In contemporary China, demographers estimate that 30 million men are single because there are simply not enough women in the Chinese population, and the 2020 Chinese census shows that there are 34.9 million more men than women. These men are called guanggun, which can be directly translated to “bare sticks/branches,” a slur that indicates a lack of marriage and sex. In this project, I demonstrate that guanggun’s singlehood marks them as the marginalized at the intersection of heteronormativity, patriarchy, globalizing capitalism, and pronatalist governmentality. In a highly heteronormative and patrilineal culture, guanggun are branded as abnormal/incomplete. However, because most guanggun are poor men from rural China—the bottom of hierarchical masculinities in contemporary China, they can hardly find a wife with the severe female shortage and growing social inequalities. Meanwhile, the Chinese government also reinforces the existing heteronormative culture with increasingly pronatalist and pro-marriage policies. Under this pressure, many guanggun and their parents resort to desperate, sometimes even illegal, measures to acquire a wife, such as trafficking women domestically and internationally, which reproduces the vicious cycle of gender-based violence. Building on the feminist and queer critiques of heteronormativity, I argue that guanggun’s struggles in life are not from their singlehood but from complicated, debilitating social structures that hinder guanggun from forming non-heteronormative, alternative relationality.

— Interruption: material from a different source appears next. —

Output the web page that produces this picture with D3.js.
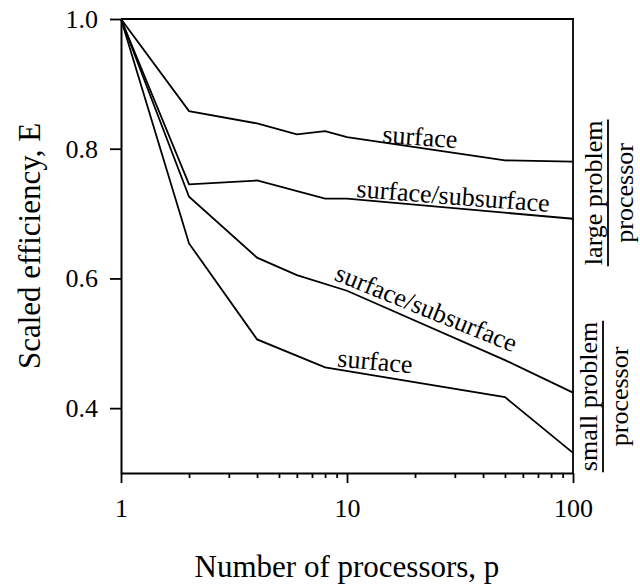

By listening to guanggun’s lived experiences, I believe we can learn crucial lessons about heteronormativity and how to form alternative, meaningful connections. Far from the stereotypical representation of guanggun in mainstream Culture, my fieldwork shows the ambiguous—distressful yet resilient—lifeworld of guanggun. On the one hand, many guanggun reinforce patriarchal heteronormativity by clinging onto binary, rigid gender ideologies, which further push them into social isolation. On the other hand, some guanggun manage to resist heteronormativity and social injustice by forming rich, atypical relationships with humans, non-human beings, and objects outside of heteronormative marriage. Their queer, abundant desires and connections generate revolutionary potential to challenge existing gender norms, biopolitics, capitalist exploitation, and most importantly, heteronormativity at both micro and macro levels.